Drummer Dale Griffin:
“The best thing that David did was offer us Drive-In Saturday as a follow up to Dudes, and then not give it to us. That made Ian very keen to write a hit single, which he did four or five times. In a way, the dangling of the carrot and taking it away made us all more determined, particularly Ian. Let’s face it, Drive-In Saturday isn’t the greatest song in the world. Bowie’s instinct to withdraw it was good for all concerned.”
Nevertheless, despite Hunter, Ronson and Bowie teaming up for a one-off live rendition of Dudes at the Freddie Mercury Concert For Aids Awareness in 1992, Ian thinks Bowie had misjudged Mott. I suspect he admired Mott because he deemed them authentic, which is something he knew he could never be. But maybe also because they were from Hereford and he was from Mars, and who would come from Hereford but thugs? He probably was seduced by their supposed machismo.
“The first time he met us, it took him four hours to get ready. I know this because Angie Bowie told me. He thought I was the head of a motorcycle gang. He was very into the macho thing. And he thought I was macho. And he probably liked Lou Reed for the same reason. He seemed to like people like that. He was shaking when he met us, real nervous. He thought we were a lot heavier than we were… heavy duty punks. We were about the first punk rock band to come out of England.”
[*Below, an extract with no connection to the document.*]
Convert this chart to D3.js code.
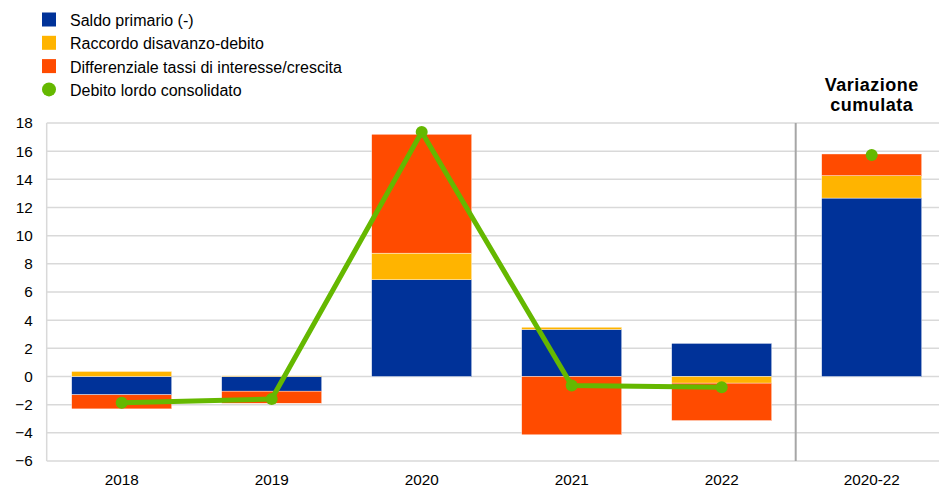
<!DOCTYPE html>
<html>
<head>
<meta charset="utf-8">
<script src="https://cdn.jsdelivr.net/npm/d3@7/dist/d3.min.js"></script>
<style>
  body { margin: 0; background: #fff; }
  text { font-family: "Liberation Sans", Arial, sans-serif; fill: #000; }
</style>
</head>
<body>
<svg id="chart" width="939" height="490"></svg>
<script>
// Categories and components (percentage points of GDP)
const categories = ["2018", "2019", "2020", "2021", "2022", "2020-22"];
const saldoPrimario = [-1.3, -1.04, 6.87, 3.34, 2.35, 12.67];
const raccordo = [0.36, 0.05, 1.89, 0.16, -0.47, 1.59];
const differenziale = [-1.0, -0.86, 8.44, -4.14, -2.66, 1.54];
const debitoLordo = [-1.87, -1.6, 17.36, -0.64, -0.76, 15.73];
const yTicks = [-6, -4, -2, 0, 2, 4, 6, 8, 10, 12, 14, 16, 18];

const seriesNames = ["Saldo primario (-)", "Raccordo disavanzo-debito", "Differenziale tassi di interesse/crescita"];
const seriesColors = ["#003299", "#ffb400", "#ff4b00"];
const lineColor = "#65b800";
const lineName = "Debito lordo consolidato";

const svg = d3.select("#chart");
const plotLeft = 46.7, plotRight = 946.7, plotTop = 123, plotBottom = 461;
const tickFont = 15.3;

const x = d3.scaleBand().domain(categories).range([plotLeft, plotRight]).paddingInner(1/3).paddingOuter(1/6);
const y = d3.scaleLinear().domain([-6, 18]).range([plotBottom, plotTop]);

// Grid
svg.append("g").selectAll("line").data(yTicks).join("line")
  .attr("x1", plotLeft).attr("x2", 939)
  .attr("y1", d => y(d)).attr("y2", d => y(d))
  .attr("stroke", "#d9d9d9").attr("stroke-width", 1.5);
svg.append("line")
  .attr("x1", plotLeft).attr("x2", plotLeft).attr("y1", y(18)).attr("y2", y(-6))
  .attr("stroke", "#d9d9d9").attr("stroke-width", 1.5);

// Y axis labels
const yAxis = svg.append("g").attr("transform", `translate(${plotLeft - 14},0)`)
  .call(d3.axisLeft(y).tickValues(yTicks).tickSize(0).tickPadding(0));
yAxis.select(".domain").remove();
yAxis.selectAll("text").attr("font-size", tickFont).attr("font-family", "Liberation Sans, Arial, sans-serif").attr("fill", "#000");

// X axis labels
const xAxis = svg.append("g").attr("transform", `translate(0,${plotBottom + 13})`)
  .call(d3.axisBottom(x).tickSize(0).tickPadding(0));
xAxis.select(".domain").remove();
xAxis.selectAll("text").attr("font-size", tickFont).attr("font-family", "Liberation Sans, Arial, sans-serif").attr("fill", "#000");

// Stacked bars (diverging)
const rows = categories.map((c, i) => ({ cat: c, s0: saldoPrimario[i], s1: raccordo[i], s2: differenziale[i] }));
const stack = d3.stack().keys(["s0", "s1", "s2"]).offset(d3.stackOffsetDiverging);
const stacked = stack(rows);
svg.append("g").selectAll("g").data(stacked).join("g")
  .attr("fill", (d, i) => seriesColors[i])
  .selectAll("rect").data(d => d).join("rect")
  .attr("x", d => x(d.data.cat))
  .attr("width", x.bandwidth())
  .attr("y", d => y(Math.max(d[0], d[1])))
  .attr("height", d => Math.abs(y(d[0]) - y(d[1])))
  .attr("stroke", "#fff").attr("stroke-width", 0.4);

// Separator before cumulative column
const sepX = x("2020-22") - x.step() * x.paddingInner() / 2 - 1;
svg.append("line")
  .attr("x1", sepX).attr("x2", sepX).attr("y1", y(18)).attr("y2", y(-6))
  .attr("stroke", "#a6a6a6").attr("stroke-width", 2);

// Debt line across annual columns
const cx = c => x(c) + x.bandwidth() / 2;
const annual = categories.slice(0, 5).map((c, i) => ({ c, v: debitoLordo[i] }));
svg.append("path").datum(annual)
  .attr("fill", "none").attr("stroke", lineColor).attr("stroke-width", 5)
  .attr("d", d3.line().x(d => cx(d.c)).y(d => y(d.v)));
svg.append("g").selectAll("circle").data(categories.map((c, i) => ({ c, v: debitoLordo[i] }))).join("circle")
  .attr("cx", d => cx(d.c)).attr("cy", d => y(d.v)).attr("r", 6).attr("fill", lineColor);

// Cumulative title
const title = svg.append("text").attr("x", cx("2020-22")).attr("y", 91)
  .attr("text-anchor", "middle").attr("font-size", 18).attr("font-weight", "bold")
  .attr("letter-spacing", 0.5);
title.append("tspan").attr("x", cx("2020-22")).attr("dy", 0).text("Variazione");
title.append("tspan").attr("x", cx("2020-22")).attr("dy", 19.5).text("cumulata");

// Legend
const legend = svg.append("g");
const legendRows = seriesNames.map((n, i) => ({ n, color: seriesColors[i], type: "rect" }))
  .concat([{ n: lineName, color: lineColor, type: "circle" }]);
legendRows.forEach((d, i) => {
  const cy = 19.5 + i * 23.3;
  if (d.type === "rect") {
    legend.append("rect").attr("x", 42).attr("y", cy - 7).attr("width", 14).attr("height", 14).attr("fill", d.color);
  } else {
    legend.append("circle").attr("cx", 49).attr("cy", cy).attr("r", 7).attr("fill", d.color);
  }
  legend.append("text").attr("x", 70).attr("y", cy + 6.5).attr("font-size", 16).text(d.n);
});
</script>
</body>
</html>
I guess it’s that hairy heaviness that I always struggled with. Bowie found in Mott a wildness, a raw energy, that he could not quite find in his own performances. Bowie often had a penchant for being the English Iggy Pop, but he was always too controlled for that primal, wild abandon, even during the derided Tin Machine era.
Simply put, Bowie had too much of an effete pop sensibility to sound too ‘heavy’ like a lot of American-flavoured rock did. And we can all be thankful the Spiders didn’t turn into a lighter shade of Deep Purple, which they build have easily done on their reclamation remake of All The Young Dudes during early sessions for 1973’s Aladdin Sane album. (Note how Bowie had switched the line about “stealing clothes from Marks & Sparks” to “unlocked cars” because of complaints from the High Street retailer.)
Still, I did tough it out and decided to catch Ian live at the Forum in Kentish Town in August of 1993 (Friday the 13th, how apt), but, alas, then again I caught the Stonewall Equality Show at the London Palladium a few weeks later, and a concert featuring Pet Shop Boys, Julian Clary and the cast of Absolutely Fabulous was a helluvalot more fun, not to mention better groomed.
Still, despite my reservations about the band, All The Young Dudes is a stirring, gloriously anthemic single. Other than the cover of the Velvet Underground’s Sweet Jane that was so obviously suggested by Bowie, I can barely remember anything about the album of the same name. Though I certainly wouldn’t turn off the radio if later single All The Way From Memphis came on.
All the way from Nizza, happy birthday Ian.
Steve Pafford
*Of course, this doesn’t rule out that by 1974 Bowie had refashioned the backstory of All The Young Dudes to fit with the story arc of the Ziggy Stardust musical he was planning
BONUS BEATS: Future Clash and Big Audio Dynamite founder Mick Jones on Dudes
“I used to love Mott. Me and my friends at school would go and see them all the time – great nights at the Sundown in Edmonton! We were called The Mott Lot. I was living in Hampstead when I first heard All The Young Dudes. It came on the radio one night, it was probably on the John Peel Show. As soon as I heard it I knew it was going to be massive and change everything. It was like when you first heard Ride A White Swan. Mott were on their last legs at that point, but Bowie saved them from the abyss. He gave them the song, came in and produced it and turned their career around completely. It’s a landmark track, their Hey Jude.”